More than 600 hospitals are suing HHS, challenging the department's decision to allow a 0.7 percent reduction in Medicare inpatient hospital reimbursement to continue into federal fiscal years 2018 and 2019. 

The lawsuit, filed Nov. 19 in Washington, D.C., on behalf of 622 hospitals, claims that the decision to allow the payment cut violated a directive from Congress to not recoup more than $11 billion in overpayments by use of these payment cuts and to complete reimbursement by fiscal 2017. 

"There are three congressional acts at play, each concerning the application of fractions of percentages to the standardized reimbursement rate" for the hospitals, the lawsuit states.

The federal government "has conflated these acts to justify its unlawful conduct, which resulted in massive savings for CMS and significant financial detriment to the" hospitals, according to the suit. 
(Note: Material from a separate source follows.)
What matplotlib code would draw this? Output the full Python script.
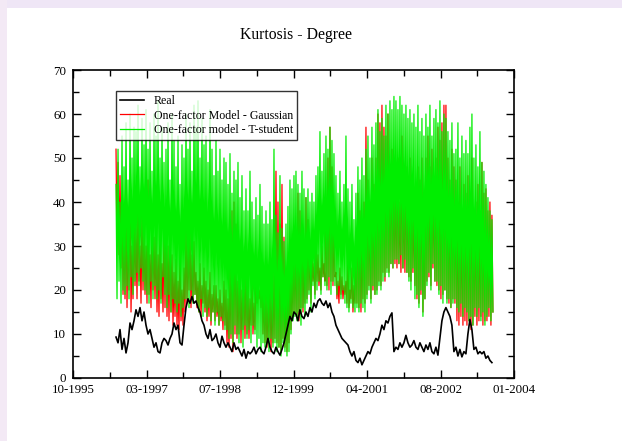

The lawsuit contends the 0.7 percent payment cut should have ended in fiscal 2017 by law, and that HHS exceeded its statutory authority when it did not reverse the 0.7 percent reduction by fiscal 2018 and allowed the reduction into fiscal 2019.

The hospitals said the 0.7 percent reduction totals about $840 million per year, or about $200,000 per year on average for each hospital, effective at the beginning of fiscal 2018. They estimate the plaintiff hospitals lost about $124.4 million annually. 

They want HHS to make the payments due to the hospitals with interest. 

HHS declined to comment, citing pending litigation.